而刚才说话的那个,胡五福也听出来了,是余师傅。
“胡家闺女,你也辛苦了。”
余师傅一进院子,就同胡五福招手。
胡五福抬起手刚挥了挥,就听到另外一个声音,把别的声音都压了下去,
“呀,小叔,你咋在这呢?”
是余大嫂,本来要来帮忙的,结果医院里有事,她好不容易请好了假,终于赶回来了。
余大嫂也没看别人,喊了余师傅后,背着一个土黄色的斜挎包,迈着大步就到了胡五福的跟前。
余大嫂一脸的歉意,
“真是的,我们妇产科接了个年龄大的产妇,还有点高血压,我刚忙完,好不容易出来。”
胡五福完全理解像余大嫂这种职业的无奈,而且她也没咋忙的。
胡五福让余大嫂坐着歇歇吧,而余大嫂却摇了摇头,
“一院子人呢,我来盛汤,现在要吃吗?”
胡五福转身从碗柜里拿出一撂碗,又拿出三个大海碗来,
“小碗盛汤,大碗盛凉菜和饼。”
余大嫂一个劲地夸胡五福能干,
“远远儿的就能闻到肉汤的香气,旁边的邻居又要难受了。”
余大嫂忙着给大家伙盛汤,而胡五福的眼睛却看着那个妖里妖气的女人。
不知道咋形容,反正就不觉得是个良家妇女。
可余师傅这样的好人,却是脸上笑成了一朵花,眼神时时落在自己媳妇身上。却不知道,自己头上早已是一片草原。

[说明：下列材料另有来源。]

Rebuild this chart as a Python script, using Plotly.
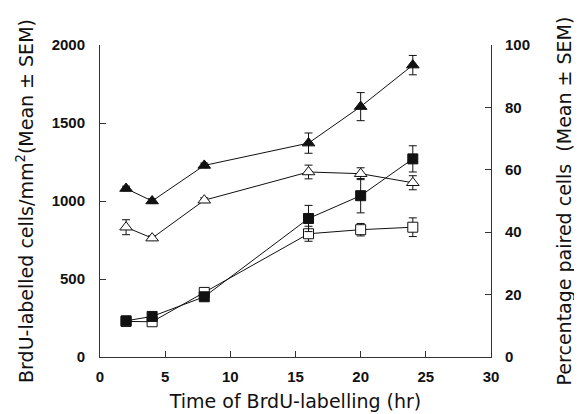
import plotly.graph_objects as go

# Time of BrdU-labelling (hr)
hours = [2, 4, 8, 16, 20, 24]

# BrdU-labelled cells/mm^2 (left axis)
filled_tri = [1080, 1000, 1228, 1371, 1605, 1871]
filled_tri_err = [15, 15, 15, 65, 90, 62]
open_tri = [832, 762, 1005, 1186, 1175, 1117]
open_tri_err = [48, 15, 15, 44, 38, 45]

# Percentage paired cells (right axis)
filled_sq = [11.6, 13.0, 19.3, 44.4, 51.7, 63.5]
filled_sq_err = [0.6, 0.6, 0.6, 4.2, 5.5, 4.2]
open_sq = [11.4, 11.3, 20.7, 39.5, 40.8, 41.6]
open_sq_err = [0.6, 0.6, 0.6, 2.4, 2.0, 3.0]

x_ticks = [0, 5, 10, 15, 20, 25, 30]
y_ticks = [0, 500, 1000, 1500, 2000]
y2_ticks = [0, 20, 40, 60, 80, 100]

INK = "#111111"
tick_font = dict(family="Liberation Sans, Arial", size=15, color=INK, weight="bold")
title_font = dict(family="DejaVu Sans, Liberation Sans", size=19, color=INK)


def trace(y, err, symbol, fill, yaxis, size):
    return go.Scatter(
        x=hours, y=y, yaxis=yaxis, mode="lines+markers",
        line=dict(color=INK, width=1),
        marker=dict(symbol=symbol, size=size, color=fill,
                    line=dict(color=INK, width=1)),
        error_y=dict(type="data", array=err, visible=True,
                     color=INK, thickness=1, width=4),
        showlegend=False, hoverinfo="skip",
    )


fig = go.Figure()
fig.add_trace(trace(open_sq, open_sq_err, "square", "white", "y2", 10))
fig.add_trace(trace(filled_sq, filled_sq_err, "square", INK, "y2", 10))
fig.add_trace(trace(open_tri, open_tri_err, "triangle-up", "white", "y", 11))
fig.add_trace(trace(filled_tri, filled_tri_err, "triangle-up", INK, "y", 11))

axis_common = dict(
    showline=True, linecolor="#333333", linewidth=1, mirror=False,
    ticks="inside", ticklen=6, tickcolor="#333333", tickwidth=1,
    showgrid=False, zeroline=False, tickfont=tick_font, automargin=False,
)

# page body has an 8px default margin, so the figure is sized to fit the window
fig.update_layout(
    width=574, height=406,
    margin=dict(l=92, r=91, t=37, b=57),
    paper_bgcolor="white", plot_bgcolor="white",
    xaxis=dict(range=[0, 30], tickvals=x_ticks, ticklabelstandoff=6,
               title=dict(text="Time of BrdU-labelling (hr)", font=title_font, standoff=10),
               **axis_common),
    yaxis=dict(range=[0, 2000], tickvals=y_ticks, ticklabelstandoff=11,
               title=dict(text="BrdU-labelled cells/mm<sup>2</sup>(Mean ± SEM)",
                          font=title_font, standoff=12),
               **axis_common),
    yaxis2=dict(range=[0, 100], tickvals=y2_ticks, overlaying="y", side="right",
                ticklabelstandoff=10,
                title=dict(text="Percentage paired cells \u00a0(Mean ± SEM)",
                           font=title_font, standoff=28),
                **axis_common),
)

fig.write_html("out.html")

胡五福更是看到了那个绿了余师傅的,还是余师傅一直最重视的徒弟。
乌贵还真是胡二哥说的那样,人很沉默,也不参与其他工友的话题,只是默默在坐在凳子上。
胡二哥现在也恢复正常了,陪着几个工友说了一会儿话,让大家就开始吃饭吧,余大嫂把汤和菜都端上了桌。
余师傅在胡家吃了好些顿饭了,知道胡家腰粗的很,所以也没真客气,端起汤碗就“呼呼”地喝了一大口。
不过余师傅最近多了好些白头发,不太明显,但是胡五福是看出来了。
胡二哥凑过来同胡五福悄悄地说,
“头发是我在厂里给染的,要不然余师傅忙的根本记不住。”
胡五福马上就明白,因为忙到总不记事的余师傅,还是没把头发的事告诉自己媳妇。
在胡五福看来,这是挺幸运的事。
余大嫂就像是故意似的,专门挤在了余师傅和他媳妇中间坐了下去。
余大嫂先扫了眼乐呵呵的余师傅,转过头就盯着余师傅媳妇的脸,声音特别冷,
“你咋不吃呢,胡家专门做了肉丸子汤,一碗汤下去保准你浑身舒服,哪也不难受。”